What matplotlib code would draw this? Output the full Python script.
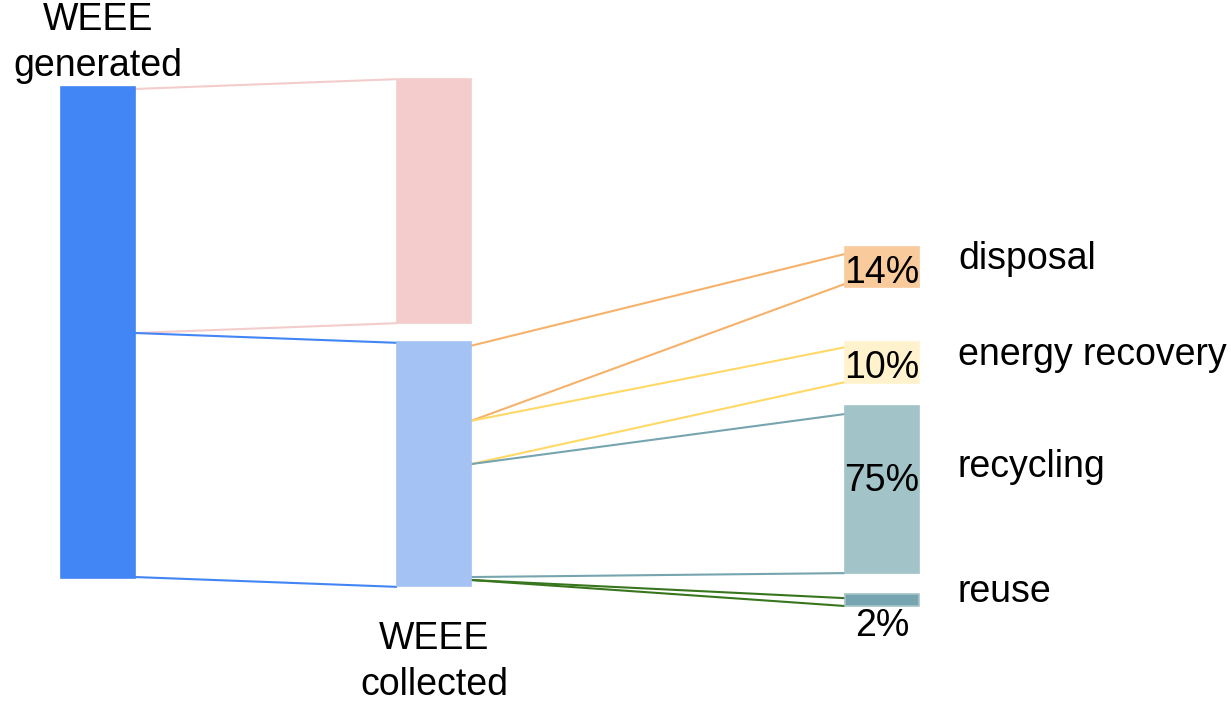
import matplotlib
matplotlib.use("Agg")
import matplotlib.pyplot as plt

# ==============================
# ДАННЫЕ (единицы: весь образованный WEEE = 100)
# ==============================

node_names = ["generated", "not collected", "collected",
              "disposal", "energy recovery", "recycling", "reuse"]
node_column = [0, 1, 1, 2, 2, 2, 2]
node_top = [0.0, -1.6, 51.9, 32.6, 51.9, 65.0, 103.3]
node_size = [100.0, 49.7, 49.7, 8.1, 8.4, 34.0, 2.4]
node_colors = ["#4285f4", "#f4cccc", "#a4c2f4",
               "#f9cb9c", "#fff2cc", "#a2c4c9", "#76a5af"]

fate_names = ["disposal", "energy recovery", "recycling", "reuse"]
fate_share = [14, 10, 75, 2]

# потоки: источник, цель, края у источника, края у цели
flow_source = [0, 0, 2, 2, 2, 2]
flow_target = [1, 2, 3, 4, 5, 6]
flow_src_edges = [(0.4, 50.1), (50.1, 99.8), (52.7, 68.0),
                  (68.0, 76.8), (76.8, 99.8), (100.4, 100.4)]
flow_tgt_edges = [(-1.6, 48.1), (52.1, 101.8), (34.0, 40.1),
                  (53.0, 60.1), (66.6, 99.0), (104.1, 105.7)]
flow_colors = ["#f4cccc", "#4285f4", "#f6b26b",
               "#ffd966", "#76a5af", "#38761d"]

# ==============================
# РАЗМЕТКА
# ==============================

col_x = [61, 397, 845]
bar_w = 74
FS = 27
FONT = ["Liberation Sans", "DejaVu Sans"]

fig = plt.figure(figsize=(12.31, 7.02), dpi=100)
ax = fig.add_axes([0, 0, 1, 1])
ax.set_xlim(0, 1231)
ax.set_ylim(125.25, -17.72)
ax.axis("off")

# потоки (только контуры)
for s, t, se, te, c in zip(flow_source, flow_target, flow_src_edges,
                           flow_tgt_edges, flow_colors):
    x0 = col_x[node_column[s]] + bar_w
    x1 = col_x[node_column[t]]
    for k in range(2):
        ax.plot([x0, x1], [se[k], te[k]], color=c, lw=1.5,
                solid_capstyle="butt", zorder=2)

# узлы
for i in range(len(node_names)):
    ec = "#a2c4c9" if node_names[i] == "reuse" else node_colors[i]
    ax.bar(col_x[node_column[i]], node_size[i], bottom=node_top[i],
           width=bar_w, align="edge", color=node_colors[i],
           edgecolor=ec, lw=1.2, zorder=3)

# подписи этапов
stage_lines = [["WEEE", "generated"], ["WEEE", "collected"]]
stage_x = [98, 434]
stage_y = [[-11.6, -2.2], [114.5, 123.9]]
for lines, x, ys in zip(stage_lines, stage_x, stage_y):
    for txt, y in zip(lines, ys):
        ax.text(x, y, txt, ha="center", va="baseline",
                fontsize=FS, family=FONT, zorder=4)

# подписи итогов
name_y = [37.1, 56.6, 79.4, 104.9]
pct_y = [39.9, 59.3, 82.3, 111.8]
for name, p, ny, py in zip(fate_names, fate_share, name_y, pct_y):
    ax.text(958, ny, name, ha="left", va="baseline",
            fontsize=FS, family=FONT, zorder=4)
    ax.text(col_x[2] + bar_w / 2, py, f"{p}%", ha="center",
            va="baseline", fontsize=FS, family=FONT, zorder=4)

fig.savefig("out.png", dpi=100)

▬▬▬▬▬▬

§ **Work to complete**
Go through the material above and print all of it exactly, except the pictures.

§ **Answer**
What matplotlib code would draw this? Output the full Python script.
import matplotlib
matplotlib.use("Agg")
import matplotlib.pyplot as plt

# ==============================
# ДАННЫЕ (единицы: весь образованный WEEE = 100)
# ==============================

node_names = ["generated", "not collected", "collected",
              "disposal", "energy recovery", "recycling", "reuse"]
node_column = [0, 1, 1, 2, 2, 2, 2]
node_top = [0.0, -1.6, 51.9, 32.6, 51.9, 65.0, 103.3]
node_size = [100.0, 49.7, 49.7, 8.1, 8.4, 34.0, 2.4]
node_colors = ["#4285f4", "#f4cccc", "#a4c2f4",
               "#f9cb9c", "#fff2cc", "#a2c4c9", "#76a5af"]

fate_names = ["disposal", "energy recovery", "recycling", "reuse"]
fate_share = [14, 10, 75, 2]

# потоки: источник, цель, края у источника, края у цели
flow_source = [0, 0, 2, 2, 2, 2]
flow_target = [1, 2, 3, 4, 5, 6]
flow_src_edges = [(0.4, 50.1), (50.1, 99.8), (52.7, 68.0),
                  (68.0, 76.8), (76.8, 99.8), (100.4, 100.4)]
flow_tgt_edges = [(-1.6, 48.1), (52.1, 101.8), (34.0, 40.1),
                  (53.0, 60.1), (66.6, 99.0), (104.1, 105.7)]
flow_colors = ["#f4cccc", "#4285f4", "#f6b26b",
               "#ffd966", "#76a5af", "#38761d"]

# ==============================
# РАЗМЕТКА
# ==============================

col_x = [61, 397, 845]
bar_w = 74
FS = 27
FONT = ["Liberation Sans", "DejaVu Sans"]

fig = plt.figure(figsize=(12.31, 7.02), dpi=100)
ax = fig.add_axes([0, 0, 1, 1])
ax.set_xlim(0, 1231)
ax.set_ylim(125.25, -17.72)
ax.axis("off")

# потоки (только контуры)
for s, t, se, te, c in zip(flow_source, flow_target, flow_src_edges,
                           flow_tgt_edges, flow_colors):
    x0 = col_x[node_column[s]] + bar_w
    x1 = col_x[node_column[t]]
    for k in range(2):
        ax.plot([x0, x1], [se[k], te[k]], color=c, lw=1.5,
                solid_capstyle="butt", zorder=2)

# узлы
for i in range(len(node_names)):
    ec = "#a2c4c9" if node_names[i] == "reuse" else node_colors[i]
    ax.bar(col_x[node_column[i]], node_size[i], bottom=node_top[i],
           width=bar_w, align="edge", color=node_colors[i],
           edgecolor=ec, lw=1.2, zorder=3)

# подписи этапов
stage_lines = [["WEEE", "generated"], ["WEEE", "collected"]]
stage_x = [98, 434]
stage_y = [[-11.6, -2.2], [114.5, 123.9]]
for lines, x, ys in zip(stage_lines, stage_x, stage_y):
    for txt, y in zip(lines, ys):
        ax.text(x, y, txt, ha="center", va="baseline",
                fontsize=FS, family=FONT, zorder=4)

# подписи итогов
name_y = [37.1, 56.6, 79.4, 104.9]
pct_y = [39.9, 59.3, 82.3, 111.8]
for name, p, ny, py in zip(fate_names, fate_share, name_y, pct_y):
    ax.text(958, ny, name, ha="left", va="baseline",
            fontsize=FS, family=FONT, zorder=4)
    ax.text(col_x[2] + bar_w / 2, py, f"{p}%", ha="center",
            va="baseline", fontsize=FS, family=FONT, zorder=4)

fig.savefig("out.png", dpi=100)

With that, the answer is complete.